Each line below must be set down exactly; omit any image you find.
-.-.-
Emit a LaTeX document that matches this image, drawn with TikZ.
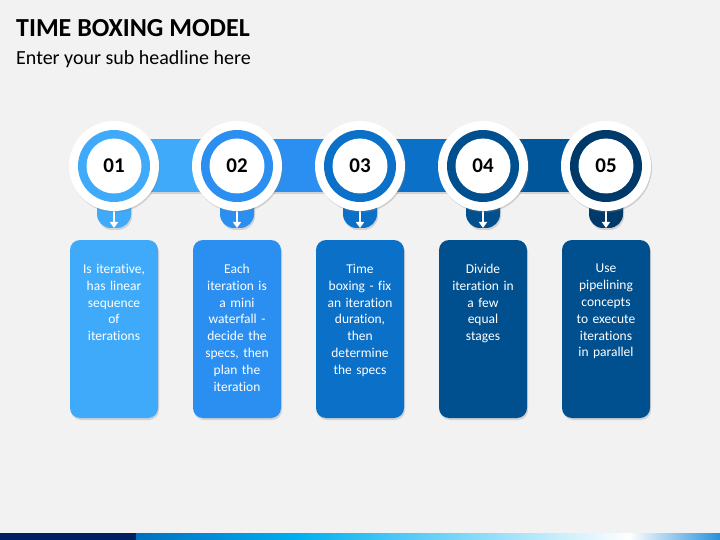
\documentclass[tikz,border=0pt]{standalone}
\usepackage{fontspec}
\setmainfont{Carlito}[Ligatures=NoCommon]
\usetikzlibrary{shadows,arrows.meta}
\definecolor{bg}{RGB}{242,242,242}
\definecolor{cA}{RGB}{63,170,250}
\definecolor{cB}{RGB}{42,143,240}
\definecolor{cC}{RGB}{10,112,200}
\definecolor{cD}{RGB}{0,86,154}
\definecolor{cE}{RGB}{0,80,143}
\definecolor{cR}{RGB}{0,58,106}
\definecolor{navy}{RGB}{0,32,96}
\definecolor{sbA}{RGB}{0,112,192}
\definecolor{sbB}{RGB}{0,176,240}
\definecolor{sbC}{RGB}{40,144,220}
\tikzset{
  shd/.style={drop shadow={opacity=0.28,shadow xshift=1pt,shadow yshift=-2pt}},
  boxshape/.style={rounded corners=10pt,shd},
  numtxt/.style={font=\bfseries\fontsize{21}{24}\selectfont,text=black},
  bodytxt/.style={font=\fontsize{13.5}{16.8}\selectfont,text=white,text width=84pt,align=center,inner sep=0pt,anchor=north},
  tabarrow/.style={white,line width=1.6pt,-{Triangle[length=6pt,width=8pt]}},
}
\begin{document}
\begin{tikzpicture}[x=1pt,y=-1pt]
\fill[bg] (0,0) rectangle (720,540);
\useasboundingbox (0,0) rectangle (720,540);
\node[anchor=base west,inner sep=0pt,font=\bfseries\fontsize{26}{30}\selectfont] (title) at (16,37) {TIME BOXING MODEL};
\node[anchor=base west,inner sep=0pt,font=\fontsize{20}{24}\selectfont] (sub) at (16,65) {Enter your sub headline here};
% band
\fill[cA,shd] (114,139) rectangle (237,192);
\fill[cB,shd] (237,139) rectangle (360,192);
\fill[cC,shd] (360,139) rectangle (483,192);
\fill[cD,shd] (483,139) rectangle (606,192);
% items
\foreach \x/\c/\r/\n/\name in {114/cA/cA/01/a,237/cB/cB/02/b,360/cC/cC/03/c,483/cE/cE/04/d,606/cR/cR/05/e}{
  \fill[\r,rounded corners=14pt,shd] (\x-17,190) -- (\x-17,228) -- (\x+17,228) -- (\x+17,190) -- cycle;
  \coordinate (ts\name) at (\x,209);
  \coordinate (te\name) at (\x,228);
  \draw[tabarrow] (ts\name) -- (te\name);
  \fill[white,drop shadow={opacity=0.3,shadow xshift=1pt,shadow yshift=-1.5pt}] (\x,166) circle (45);
  \fill[\r] (\x,166) circle (36);
  \node[circle,fill=white,minimum size=55pt,inner sep=0pt,numtxt] (n\name) at (\x,166) {\n};
}
\foreach \x/\c/\name in {114/cA/a,237/cB/b,360/cC/c,483/cE/d,606/cE/e}{
  \fill[\c,boxshape] (\x-44,240) rectangle (\x+44,418);
}
\node[bodytxt] (ta) at (114,264) {Is iterative,\\has linear\\sequence\\of\\iterations};
\node[bodytxt] (tb) at (237,264) {Each\\iteration is\\a mini\\waterfall -\\decide the\\specs, then\\plan the\\iteration};
\node[bodytxt] (tc) at (360,264) {Time\\boxing - fix\\an iteration\\duration,\\then\\determine\\the specs};
\node[bodytxt] (td) at (483,264) {Divide\\iteration in\\a few\\equal\\stages};
\node[bodytxt] (te) at (606,264) {Use\\pipelining\\concepts\\to execute\\iterations\\in parallel};
% bottom strip
\fill[navy] (0,533) rectangle (137,540);
\shade[left color=sbA,right color=sbB] (136,533) rectangle (300,540);
\shade[left color=sbB,right color=white] (299,533) rectangle (630,540);
\shade[left color=white,right color=sbC] (629,533) rectangle (720,540);
\end{tikzpicture}
\end{document}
-.-.-
§ **Task output**:
Emit a LaTeX document that matches this image, drawn with TikZ.
\documentclass[tikz,border=0pt]{standalone}
\usepackage{fontspec}
\setmainfont{Carlito}[Ligatures=NoCommon]
\usetikzlibrary{shadows,arrows.meta}
\definecolor{bg}{RGB}{242,242,242}
\definecolor{cA}{RGB}{63,170,250}
\definecolor{cB}{RGB}{42,143,240}
\definecolor{cC}{RGB}{10,112,200}
\definecolor{cD}{RGB}{0,86,154}
\definecolor{cE}{RGB}{0,80,143}
\definecolor{cR}{RGB}{0,58,106}
\definecolor{navy}{RGB}{0,32,96}
\definecolor{sbA}{RGB}{0,112,192}
\definecolor{sbB}{RGB}{0,176,240}
\definecolor{sbC}{RGB}{40,144,220}
\tikzset{
  shd/.style={drop shadow={opacity=0.28,shadow xshift=1pt,shadow yshift=-2pt}},
  boxshape/.style={rounded corners=10pt,shd},
  numtxt/.style={font=\bfseries\fontsize{21}{24}\selectfont,text=black},
  bodytxt/.style={font=\fontsize{13.5}{16.8}\selectfont,text=white,text width=84pt,align=center,inner sep=0pt,anchor=north},
  tabarrow/.style={white,line width=1.6pt,-{Triangle[length=6pt,width=8pt]}},
}
\begin{document}
\begin{tikzpicture}[x=1pt,y=-1pt]
\fill[bg] (0,0) rectangle (720,540);
\useasboundingbox (0,0) rectangle (720,540);
\node[anchor=base west,inner sep=0pt,font=\bfseries\fontsize{26}{30}\selectfont] (title) at (16,37) {TIME BOXING MODEL};
\node[anchor=base west,inner sep=0pt,font=\fontsize{20}{24}\selectfont] (sub) at (16,65) {Enter your sub headline here};
% band
\fill[cA,shd] (114,139) rectangle (237,192);
\fill[cB,shd] (237,139) rectangle (360,192);
\fill[cC,shd] (360,139) rectangle (483,192);
\fill[cD,shd] (483,139) rectangle (606,192);
% items
\foreach \x/\c/\r/\n/\name in {114/cA/cA/01/a,237/cB/cB/02/b,360/cC/cC/03/c,483/cE/cE/04/d,606/cR/cR/05/e}{
  \fill[\r,rounded corners=14pt,shd] (\x-17,190) -- (\x-17,228) -- (\x+17,228) -- (\x+17,190) -- cycle;
  \coordinate (ts\name) at (\x,209);
  \coordinate (te\name) at (\x,228);
  \draw[tabarrow] (ts\name) -- (te\name);
  \fill[white,drop shadow={opacity=0.3,shadow xshift=1pt,shadow yshift=-1.5pt}] (\x,166) circle (45);
  \fill[\r] (\x,166) circle (36);
  \node[circle,fill=white,minimum size=55pt,inner sep=0pt,numtxt] (n\name) at (\x,166) {\n};
}
\foreach \x/\c/\name in {114/cA/a,237/cB/b,360/cC/c,483/cE/d,606/cE/e}{
  \fill[\c,boxshape] (\x-44,240) rectangle (\x+44,418);
}
\node[bodytxt] (ta) at (114,264) {Is iterative,\\has linear\\sequence\\of\\iterations};
\node[bodytxt] (tb) at (237,264) {Each\\iteration is\\a mini\\waterfall -\\decide the\\specs, then\\plan the\\iteration};
\node[bodytxt] (tc) at (360,264) {Time\\boxing - fix\\an iteration\\duration,\\then\\determine\\the specs};
\node[bodytxt] (td) at (483,264) {Divide\\iteration in\\a few\\equal\\stages};
\node[bodytxt] (te) at (606,264) {Use\\pipelining\\concepts\\to execute\\iterations\\in parallel};
% bottom strip
\fill[navy] (0,533) rectangle (137,540);
\shade[left color=sbA,right color=sbB] (136,533) rectangle (300,540);
\shade[left color=sbB,right color=white] (299,533) rectangle (630,540);
\shade[left color=white,right color=sbC] (629,533) rectangle (720,540);
\end{tikzpicture}
\end{document}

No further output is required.